O Estado Penal tem por maior força e clara característica a criminalização das relações sociais. Este é o caso da Lei de Organização Criminosa e que logo em seu artigo primeiro, inciso um, traz o tipo penal:
Considera-se organização criminosa a associação de 4 (quatro) ou mais pessoas estruturalmente ordenada e caracterizada pela divisão de tarefas, ainda que informalmente, com objetivo de obter, direta ou indiretamente, vantagem de qualquer natureza, mediante a prática de infrações penais cujas penas máximas sejam superiores a 4 (quatro) anos, ou que sejam de caráter transnacional.
O texto não tem o objetivo debater a lei em si, mas sim este direcionamento do atual Estado de Direito em direção à crescente criminalização das relações sociais e, em suma, quer dizer que na incapacidade de enfrentar os mais graves problemas sociais, ambientais, coletivos, o Estado age por meio da mera edição de nova tipologia penal.
Como é absolutamente incapaz de debelar as graves contradições do capitalismo que se espraiam por toda sorte de esquizofrenia social, (re)produzindo anomias sociais e jurídicas, o atual Estado de Direito só conhece o caminho mais curto da promulgação de leis penais cada vez mais severas: da corrupção como crime hediondo ao projeto do Senado para uma Lei Antiterrorismo. Esta última, aliás, deverá ter o processo de promulgação acelerado.
Não vemos, por exemplo, o mesmo empenho em punir os gestores, parlamentares ou juízes e desembargadores que se negam – por qualquer motivação – a efetivar a Justiça Social. Por que se faz varredura nos casebres de morros, como se todos os moradores fossem criminosos associados ao variado ramo do tráfico, mas nem se supõe bater às portas dos palácios residenciais que acobertam “adolescentes insatisfeitos e associados para o crime”?
A própria corrupção pública – na verdade um fato social/cultural endêmico, com vias de pandemia – não recebe um tratamento eficaz, porque não se rastreia o capital escuso. O próprio capital escuso se imiscui às atividades chamadas lícitas de exploração da força de trabalho. O que há de licitude ou de ética nos ganhos do sistema financeiro? Os bancos e financeiras praticam margens superiores em expropriação, comparativamente à agiotagem definida nas ruas como criminosa.
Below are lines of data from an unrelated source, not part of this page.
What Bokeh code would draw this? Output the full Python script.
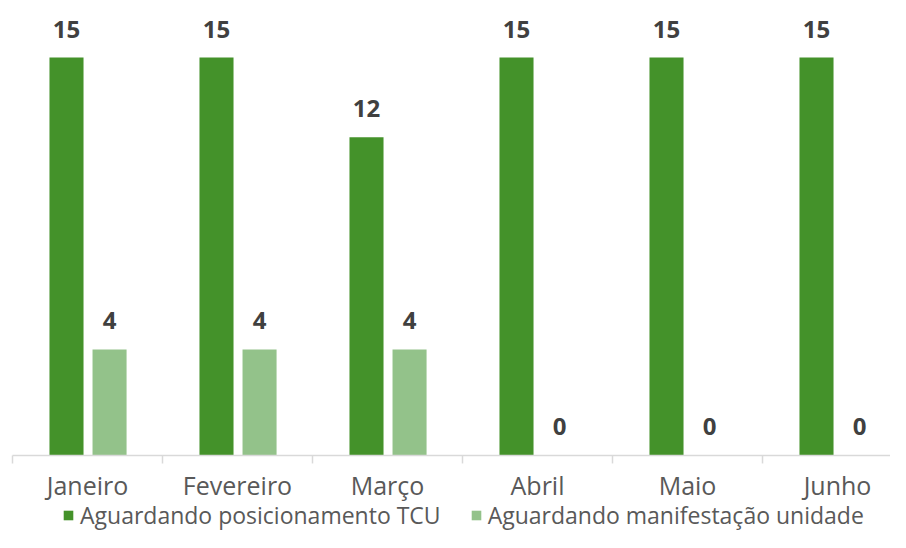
from bokeh.plotting import figure
from bokeh.models import ColumnDataSource, Legend, LegendItem, Range1d
from bokeh.core.properties import value
from bokeh.embed import file_html
from bokeh.resources import INLINE

months = ["Janeiro", "Fevereiro", "Março", "Abril", "Maio", "Junho"]
tcu = [15, 15, 12, 15, 15, 15]
unidade = [4, 4, 4, 0, 0, 0]
series_names = ["Aguardando posicionamento TCU", "Aguardando manifestação unidade"]

DARK = "#44922A"
LIGHT = "#93C28A"
TEXT = "#404040"
LABEL = "#595959"
GRID = "#D9D9D9"

idx = list(range(len(months)))
off_dark, off_light, bw = -0.14, 0.147, 0.227

src = ColumnDataSource(dict(
    xd=[i + off_dark for i in idx],
    xl=[i + off_light for i in idx],
    tcu=tcu,
    uni=unidade,
    tcu_s=[str(v) for v in tcu],
    uni_s=[str(v) for v in unidade],
))
cat_src = ColumnDataSource(dict(x=idx, y=[0] * len(idx), month=months))

p = figure(width=890, height=532, output_backend="svg", toolbar_location=None,
           x_range=Range1d(-0.58, 5.3533), y_range=Range1d(-2.9024, 17.15),
           min_border_left=0, min_border_right=0, min_border_top=0, min_border_bottom=0)
p.outline_line_color = None
p.xgrid.visible = False
p.ygrid.visible = False
p.xaxis.visible = False
p.yaxis.visible = False

r1 = p.vbar(x="xd", top="tcu", width=bw, source=src, color=DARK, line_color=None)
r2 = p.vbar(x="xl", top="uni", width=bw, source=src, color=LIGHT, line_color=None)

# baseline and category separators
bounds = [i - 0.5 for i in idx] + [len(months) - 0.5]
p.segment(x0=[-0.5], y0=[0], x1=[len(months)], y1=[0], line_color=GRID, line_width=1.5)
p.segment(x0=bounds, y0=[0] * len(bounds), x1=bounds, y1=[-0.3] * len(bounds),
          line_color=GRID, line_width=1.5)

# value labels
for xcol, ycol, tcol in (("xd", "tcu", "tcu_s"), ("xl", "uni", "uni_s")):
    p.text(x=xcol, y=ycol, text=tcol, source=src, text_align="center", text_baseline="middle",
           y_offset=-28.5, text_font=value("Open Sans"), text_font_style="bold",
           text_font_size="24px", text_color=TEXT)

# category labels
p.text(x="x", y="y", text="month", source=cat_src, text_align="center", text_baseline="middle",
       y_offset=30, text_font=value("Open Sans"), text_font_size="25px", text_color=LABEL)

legend = Legend(items=[LegendItem(label=series_names[0], renderers=[r1]),
                       LegendItem(label=series_names[1], renderers=[r2])],
                orientation="horizontal", location=(62, 1),
                glyph_width=12, glyph_height=12, label_standoff=6, spacing=29,
                padding=0, margin=0, border_line_color=None, background_fill_alpha=0,
                label_text_font="Open Sans", label_text_font_size="23px",
                label_text_color=LABEL)
p.add_layout(legend)

open("out.html", "w").write(file_html(p, INLINE))
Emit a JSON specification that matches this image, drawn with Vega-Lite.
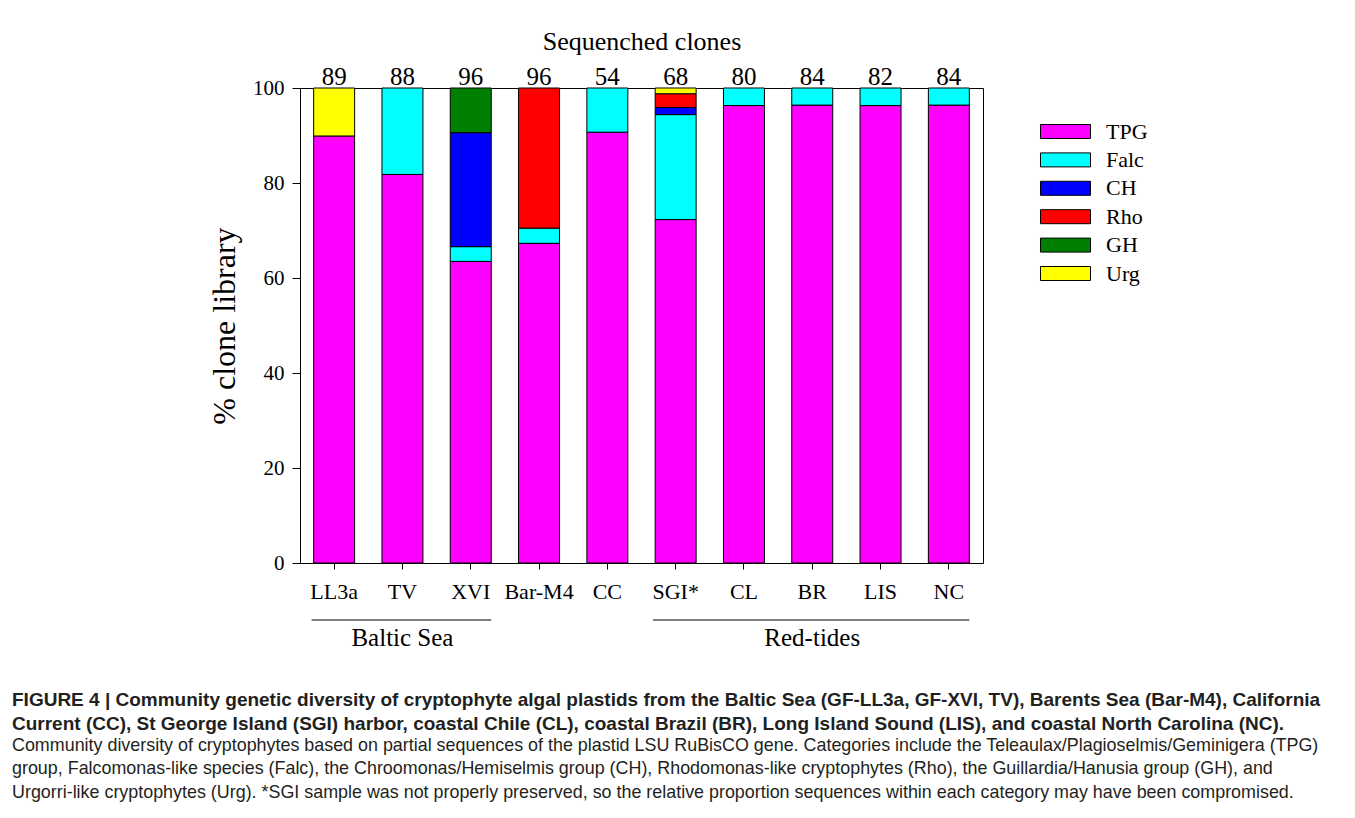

Ainda que em épocas diferentes e por razões políticas diversas – o PCC e o CV foram criados pelo Estado nacional, em resposta às mais torturantes formas de restrição da dignidade nos presídios brasileiros. Hoje, associados como conglomerado, espalham-se pela América do Sul, mas o que foi feito em termos de responsabilização de seus verdadeiros gestores, que são as autoridades públicas?
O desmatamento na Amazônia é associado a vários grupos criminosos, contudo, o Estado esbarra nas burguesias locais/estaduais e o crime ambiental não é apurado. Este mesmo capital, muitas vezes, financia as elites políticas, e estas em seguida se ocupam do Estado.
O trabalho escravo ou em condições análogas à escravidão é visto a olhos vivos no Norte/Nordeste, mas também em São Paulo, inclusive construindo obras públicas. A exploração e o abuso sexual infantil também são praticados por autoridades públicas que deveriam preservar suas vidas, e o que se faz com essas “caixas pretas”? Por que há tanta reserva ou medo em se falar – quiçá investigar – a corrupção do Poder Judiciário e do Ministério Público?
Será que a criação jurídica de mais crimes sociais irá modificar a realidade que nos mastiga diariamente? Só os ingênuos e os oportunistas creditam à lei uma capacidade de modificar a realidade.
Infelizmente, do passado da ditadura, mantemos a mentalidade brutal em que os casos de política se convertem em casos de polícia.